Sunday marks the five year anniversary of Hurricane Katrina making landfall in southeast Louisiana. Chief Meteorologist Jeff Cox looks back at the unforgettable storm.
This week marks the 5 year anniversary of Hurricane Katrina, the costliest hurricane in U.S. history with damage costs topping an estimated 81 billion dollars. Impacts from Katrina led to at least 1800 deaths. It ranks as the sixth strongest storm in U.S. history.
Katrina formed over the Bahamas on August 23rd, 2005 before crossing Florida as a category one hurricane on August 25th, causing some deaths and flooding. After making the Florida landfall, Katrina quickly strengthened in the Gulf of Mexico, going from a category three storm to a category five storm in just nine hours. Katrina made a second landfall on Monday, August 29th, in southeast Louisiana. Maximum sustained winds topped out at 175 mph. Following the second landfall in New Orleans, Katrina quickly weakened after moving inland before fading into a rainmaker for the eastern half of the United States.
A major storm surge left behind devastation in New Orleans thanks to 53 different levee breaches, submerging 80% of the city under water. Parts of Louisiana received an average of 8 to 10 inches of rain with some isolated amounts up to 15 inches. The Gulf Coast of Mississippi suffered major damage at the hands of Katrina. 8 to 10 inches of rain fell along the Mississippi coast.

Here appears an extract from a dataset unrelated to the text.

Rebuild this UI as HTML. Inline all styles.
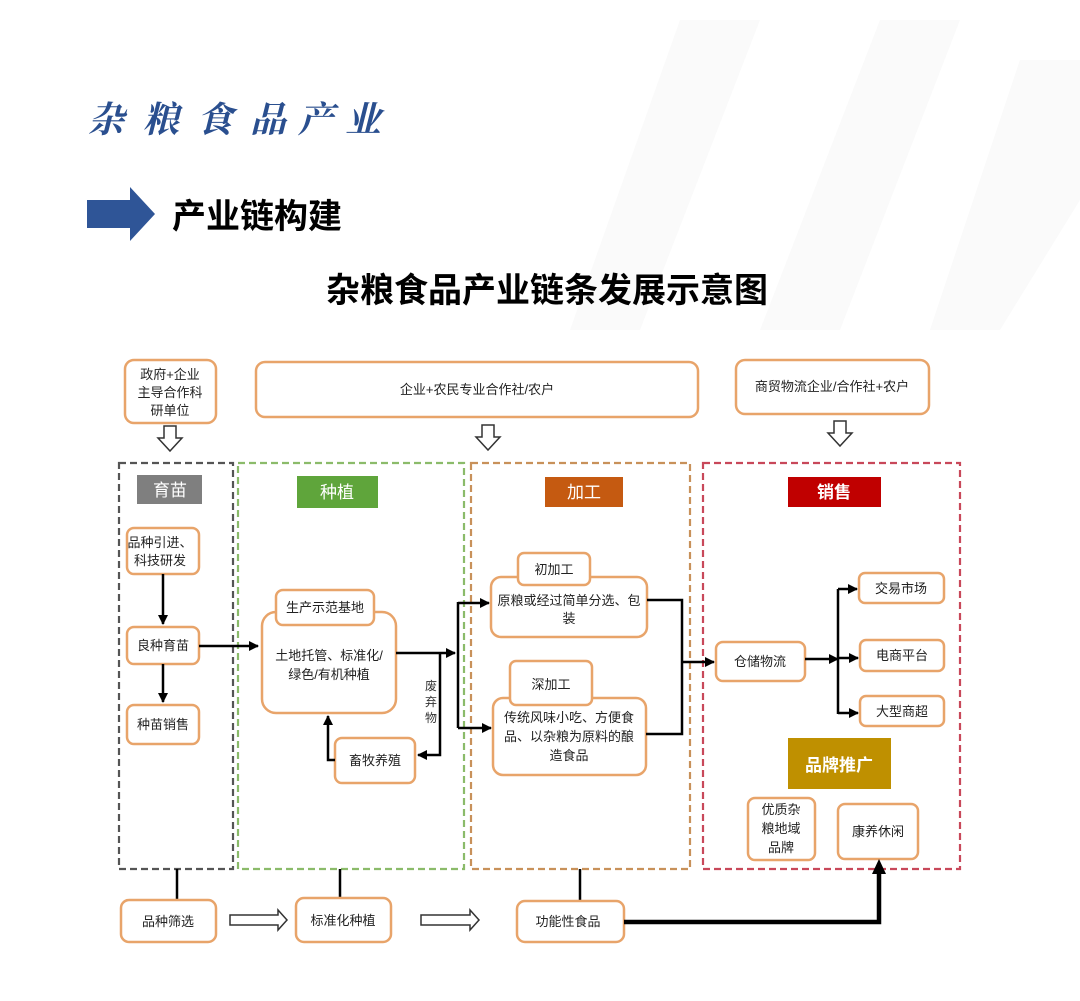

The southeast U.S. also felt impacts from Katrina, including north and central Georgia. At least 18 tornadoes formed in Georgia on August 29th, including one in the town of Helen, GA, that badly damaged an area hotel.
In response to the devastation, central Georgia played a huge role in the recovery efforts, including opening shelters for those escaping the Gulf Coast. Area schools organized donation drives and sent much needed items to the hardest hit areas. Mid-Georgia ambulance sent crews to aid in the recovery and cleanup efforts as well.
The World Meteorological Organization officially retired the name "Katrina" on April 6, 2006 at the request of the U.S. Government.